The meeting comes at a moment when member states are navigating a complex global environment marked by technological disruption, cross-border terrorism, and intensifying competition in cyberspace. Modi's public remarks signal India's intent to keep these issues at the centre of the BRICS agenda.
Policy Backdrop
BRICS was formally constituted in 2009 as a forum for emerging economies seeking a greater voice in global governance. The grouping established a dedicated Counter-Terrorism Working Group in 2015 to facilitate information-sharing and coordinate responses to terrorist threats — an institutional mechanism that has since grown in scope.
India chaired a virtual BRICS Summit in 2021 that reaffirmed collective commitments to action against terrorism and cyber threats. The current NSA-level engagement builds on that lineage, reflecting a broader preference among member states for multipolar institutions capable of delivering strategic autonomy outside Western-led frameworks.
The inclusion of emerging technologies on the security agenda marks a notable expansion. Artificial intelligence, quantum computing, and next-generation communications infrastructure are increasingly viewed by BRICS governments as domains where coordinated norms and safeguards are essential.
Stakeholders and Impact
The primary stakeholders are the security establishments of BRICS member states, whose agencies deal daily with terrorism financing, ransomware, disinformation, and the dual-use risks of emerging technologies. Closer coordination at the NSA level can translate into faster intelligence-sharing and more aligned positions at multilateral forums such as the United Nations.

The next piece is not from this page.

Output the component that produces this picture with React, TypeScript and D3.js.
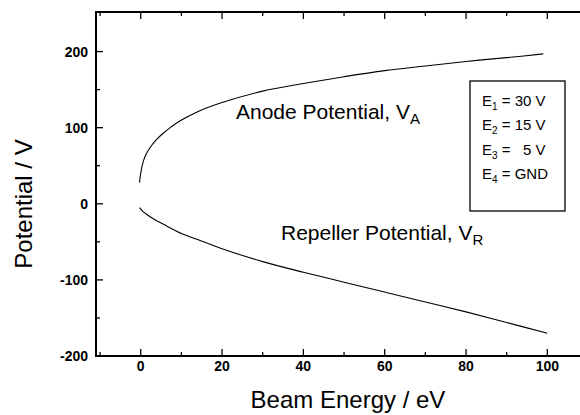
import React from "react";
import * as d3 from "d3";

const anodeE = [-0.3, 0, 0.65, 1.4, 2.3, 3.8, 5.6, 7.5, 9.7, 14, 20, 30, 40, 50, 60, 70, 80, 90, 99];
const anodeV = [28, 40, 56, 66, 74, 84, 93, 101, 109, 121, 133, 148, 158, 167, 175, 181, 187, 192, 197];
const repE = [-0.3, 0.5, 1.5, 3.5, 5.6, 10, 14, 20, 30, 40, 50, 60, 70, 80, 90, 100];
const repV = [-5, -10, -14, -21, -27, -39, -47, -59, -76, -90, -103, -116, -129, -142, -156, -170];
const xMajor = [0, 20, 40, 60, 80, 100];
const xMinor = [-10, 10, 30, 50, 70, 90];
const yMajor = [-200, -100, 0, 100, 200];
const yMinor = [-150, -50, 50, 150];
const legendSubs = ["1", "2", "3", "4"];
const legendVals = ["30 V", "15 V", "  5 V", "GND"];

const W = 580, H = 415;
const L = 96, T = 12, B = 356, R = 588;
const FONT = "'Liberation Sans', Arial, Helvetica, sans-serif";

export default function App() {
  const x = d3.scaleLinear().domain([-11, 110]).range([L, R]);
  const y = d3.scaleLinear().domain([-200, 252]).range([B, T]);
  const line = d3.line<[number, number]>()
    .x(d => x(d[0]))
    .y(d => y(d[1]))
    .curve(d3.curveCatmullRom.alpha(0.5));
  const anode = anodeE.map((e, i) => [e, anodeV[i]] as [number, number]);
  const rep = repE.map((e, i) => [e, repV[i]] as [number, number]);

  return (
    <svg width={W} height={H} style={{ position: "absolute", left: 0, top: 0, background: "#fff" }} fontFamily={FONT}>
      <rect x={0} y={0} width={W} height={H} fill="#fff" />
      {/* frame (right edge falls outside the picture) */}
      <line x1={L} y1={T} x2={W} y2={T} stroke="#000" strokeWidth={2} />
      <line x1={L} y1={B} x2={W} y2={B} stroke="#000" strokeWidth={2} />
      <line x1={L} y1={T - 1} x2={L} y2={B + 1} stroke="#000" strokeWidth={2} />
      {/* x ticks */}
      {xMajor.map(v => (
        <g key={"xm" + v}>
          <line x1={x(v)} x2={x(v)} y1={B} y2={B - 7} stroke="#000" strokeWidth={1.3} />
          <line x1={x(v)} x2={x(v)} y1={T} y2={T + 7} stroke="#000" strokeWidth={1.3} />
          <text x={x(v)} y={371} textAnchor="middle" fontSize={14} fontWeight="bold">{v}</text>
        </g>
      ))}
      {xMinor.map(v => (
        <g key={"xn" + v}>
          <line x1={x(v)} x2={x(v)} y1={B} y2={B - 4} stroke="#000" strokeWidth={1.3} />
          <line x1={x(v)} x2={x(v)} y1={T} y2={T + 4} stroke="#000" strokeWidth={1.3} />
        </g>
      ))}
      {/* y ticks */}
      {yMajor.map(v => (
        <g key={"ym" + v}>
          <line x1={L} x2={L + 7} y1={y(v)} y2={y(v)} stroke="#000" strokeWidth={1.3} />
          <text x={88} y={y(v) + 5} textAnchor="end" fontSize={14} fontWeight="bold">{v}</text>
        </g>
      ))}
      {yMinor.map(v => (
        <line key={"yn" + v} x1={L} x2={L + 4} y1={y(v)} y2={y(v)} stroke="#000" strokeWidth={1.3} />
      ))}
      {/* curves */}
      <path d={line(anode) || ""} fill="none" stroke="#000" strokeWidth={1.1} />
      <path d={line(rep) || ""} fill="none" stroke="#000" strokeWidth={1.1} />
      {/* curve labels */}
      <text x={236} y={119} fontSize={21}>
        Anode Potential, V<tspan fontSize={15} dy={5}>A</tspan>
      </text>
      <text x={281} y={240} fontSize={21}>
        Repeller Potential, V<tspan fontSize={15} dy={5}>R</tspan>
      </text>
      {/* legend box */}
      <rect x={470} y={81} width={95} height={130} fill="#fff" stroke="#000" strokeWidth={1.3} />
      {legendSubs.map((s, i) => (
        <text key={"lg" + s} x={482} y={106 + i * 24.3} fontSize={15} style={{ whiteSpace: "pre" }}>
          E<tspan fontSize={10} dy={4}>{s}</tspan><tspan dy={-4}>{" = " + legendVals[i]}</tspan>
        </text>
      ))}
      {/* axis titles */}
      <text x={348} y={408} textAnchor="middle" fontSize={24}>Beam Energy / eV</text>
      <text transform={`translate(32, 204) rotate(-90)`} textAnchor="middle" fontSize={24}>Potential / V</text>
    </svg>
  );
}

For India specifically, the meeting offers an avenue to press its long-standing demand for a comprehensive global framework against terrorism — a priority that New Delhi has consistently advanced in multilateral settings. Cyber security cooperation also carries direct domestic relevance given the scale of India's digital economy and the frequency of state-linked cyber intrusions targeting critical infrastructure.
What's Next
Attention will now turn to whether the NSA-level discussions produce outcome documents or new working-group mandates ahead of the next full BRICS Summit. Any agreed framework on emerging technologies or a strengthened counter-terrorism protocol would represent a concrete institutional advance beyond existing mechanisms.
Observers will also watch whether the expanded BRICS membership — which now includes countries from the Middle East, Africa, and South Asia — translates into broader participation in security-track discussions, potentially amplifying the grouping's collective weight on global security governance.